General election candidates tussle at Warkworth Town Hall
Posted at 1:03pm Monday 13 Jul, 2020
Around 150 people braved chilly weather to attend a Meet the Candidates meeting in the Warkworth Town Hall last week.
Candidate Beth Houlbrooke (ACT) joked that it was as cold inside the building as out, saying it was hard to talk because she was suffering from “brain freeze”.
“Council really ought to do something about the heating in the town hall,” she quipped.
Joining her on stage were other candidates contesting the Kaipara Ki Mahurangi electorate in the General Election. They were Chris Penk (National), Marja Lubeck (Labour) and Callan Neylon (Social Credit).
Ms Houlbrooke took an early pot shot at the Government, saying that it was determined to isolate the country from the rest of the world because of Covid-19 but at enormous economic cost.
“We have to ask ourselves how long can we afford to remain cut off from the rest of the world. Our economic success relies on visitors and the travel industry is on its knees,” she said.
But Marja Lubeck defended the Government's record on Covid-19, saying that the night's meeting would be unthinkable in many countries still experiencing lockdown and where people died every day from Covid.
She said because of the Government's strong health response, it was now in a good position to kick start the economy with initiatives such as the wage subsidy, which had enabled as many people as possible to keep their jobs.
Meanwhile, Chris Penk stressed his commitment to infrastructure, indicating his support for the restoration of the Mahurangi River, the upgrading of the Hill Street intersection and the construction of the Matakana link road. At the same time, he expressed his opposition to the proposed tolling of the Puhoi to Warkworth motorway.

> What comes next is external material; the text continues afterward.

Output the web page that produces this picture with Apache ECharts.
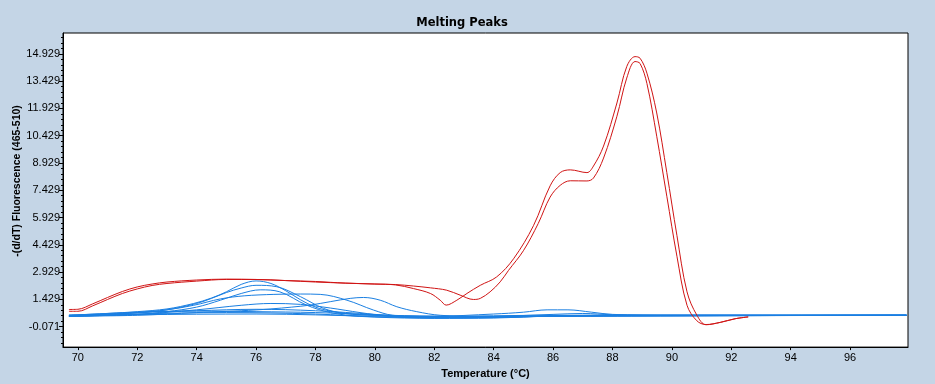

Callan Neylon used much of his available speaking time to criticise the prospect of a landfill in the Dome Valley. He said it was good that the Government had just pledged $100 million to clean up the Kaipara Harbour, but this work was entirely undone by the “seeming acceptance” of a landfill in the Dome.
“We don't need landfills at all any more. We can look to innovative technological solutions such as waste-to-energy plants,” he said.
None of the candidates expressed any enthusiasm for an independent north Rodney, with Marja Lubeck emerging as most resistant to the idea. She said the amalgamation of north Rodney into the wider Auckland region was too far advanced and Labour would not support another referendum on whether north Rodney should become independent.
One of the most contested issues on the night was the issue of guns. Both Chris Penk and Beth Houlbrooke criticised Labour's policy on guns in the wake of the Christchurch mosque shootings, with
Beth Houlbrooke describing them as a knee-jerk reaction that had made “overnight criminals” of licensed firearms owners.
Marja Lubeck disagreed, saying the Government's swift action on guns following the shootings mirrored its swift response to Covid-19.
“One of the important decisions that was taken straight away after the mosque shootings was that we were not going to wait for another massacre,” she said.